Вагинов-поэт часто говорил о самостоятельности слов, не только равноправных стихотворцу, но и властвующих над ним. «Необъяснимый хоровод» слов, своевольно сочетающихся и расстающихся друг с другом, сродни птичьему языку Филомелы – полночного соловья. Вагинов хотел вернуться к первобытным, подсознательным истокам поэтического творчества. Но у того, кто, подобно ему и его герою, «парк раньше поля увидел, безрукую Венеру прежде загорелой крестьянки», подсознание далеко от первобытной естественности. «Так в юности стремился я к безумью, Загнал в глухую темь познание мое…». Опьянения, искусственного безумия мало: главное здесь – «сопоставление слов». Очевидно, пытливое, исследовательское отношение к слову также послужило основой для сближения Вагинова с обэриутами, декларировавшими принцип «столкновения словесных смыслов».

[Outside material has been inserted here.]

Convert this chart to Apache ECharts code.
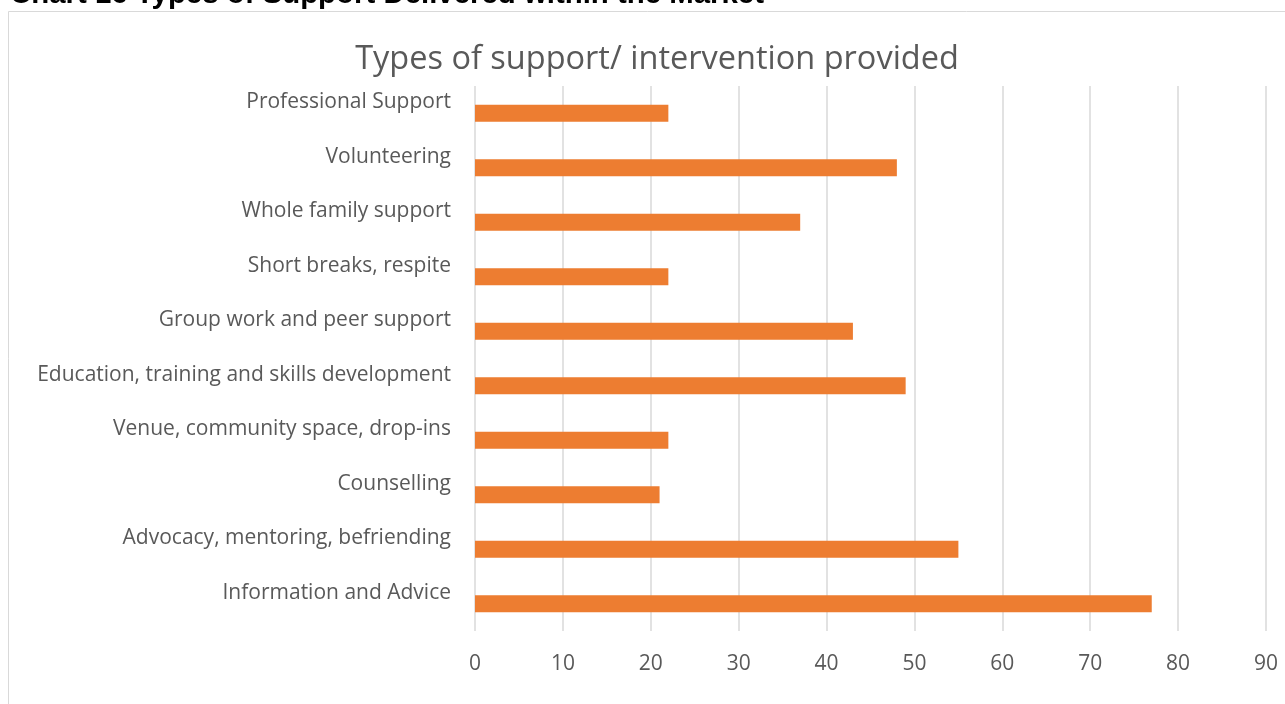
<!DOCTYPE html>
<html>
<head>
<meta charset="utf-8">
<script src="https://cdn.jsdelivr.net/npm/echarts@6/dist/echarts.min.js"></script>
<style>
  html, body { margin: 0; padding: 0; background: #ffffff; }
  #chart { width: 1285px; height: 704px; }
</style>
</head>
<body>
<div id="chart"></div>
<script>
const pageHeading = "Chart 16 Types of Support Delivered within the Market";
const chartTitle = "Types of support/ intervention provided";
const categories = [
  "Information and Advice",
  "Advocacy, mentoring, befriending",
  "Counselling",
  "Venue, community space, drop-ins",
  "Education, training and skills development",
  "Group work and peer support",
  "Short breaks, respite",
  "Whole family support",
  "Volunteering",
  "Professional Support"
];
const values = [77, 55, 21, 22, 49, 43, 22, 37, 48, 22];
const xTicks = [0, 10, 20, 30, 40, 50, 60, 70, 80, 90];

const chart = echarts.init(document.getElementById('chart'));
chart.setOption({
  animation: false,
  backgroundColor: '#ffffff',
  graphic: [
    {
      type: 'rect',
      shape: { x: 8.5, y: 11.5, width: 1300, height: 720 },
      style: { fill: 'none', stroke: '#d9d9d9', lineWidth: 1 },
      silent: true
    },
    {
      type: 'text',
      x: 10, y: -5,
      style: {
        text: pageHeading,
        font: 'bold 29.4px "Liberation Sans", Arial, sans-serif',
        fill: '#000000',
        verticalAlign: 'middle',
        align: 'left'
      }
    }
  ],
  title: {
    text: chartTitle,
    left: 652, top: 38,
    textAlign: 'center',
    textStyle: {
      fontFamily: '"Open Sans", sans-serif',
      fontSize: 32.5,
      fontWeight: 'normal',
      color: '#595959'
    }
  },
  grid: { left: 475, right: 19, top: 86, bottom: 73, containLabel: false },
  xAxis: {
    type: 'value',
    min: 0, max: 90, interval: 10,
    axisLine: { show: false },
    axisTick: { show: false },
    splitLine: { show: true, lineStyle: { color: '#d9d9d9', width: 1.5 } },
    axisLabel: {
      margin: 23,
      color: '#595959',
      fontFamily: '"Open Sans", sans-serif',
      fontSize: 21,
      formatter: function (v) { return xTicks.indexOf(v) >= 0 ? String(v) : ''; }
    }
  },
  yAxis: {
    type: 'category',
    data: categories,
    axisLine: { show: false },
    axisTick: { show: false },
    splitLine: { show: false },
    axisLabel: {
      margin: 24,
      color: '#595959',
      fontFamily: '"Open Sans", sans-serif',
      fontSize: 21,
      lineHeight: 22,
      verticalAlign: 'bottom'
    }
  },
  series: [{
    type: 'bar',
    data: values,
    barWidth: 17,
    itemStyle: { color: '#ED7D31' }
  }]
});
</script>
</body>
</html>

«В юности моей, сопоставляя слова, я познал вселенную и целый мир возник для меня в языке и поднялся от языка, – говорит „неизвестный поэт“ в „Козлиной песни“. – И оказалось, что этот поднявшийся от языка мир совпал удивительным образом с действительностью». Такой же поднявшийся от языка мир, почти полностью совпавший с действительностью, – сам роман, в сложной системе зеркальных самоотражений созданный собственным героем: очередная версия древнейшей догадки о слове, порождающем мир. И чем разительнее совпадение созданного мира с заданным, тем страшнее и опаснее для владеющего словом его искусство.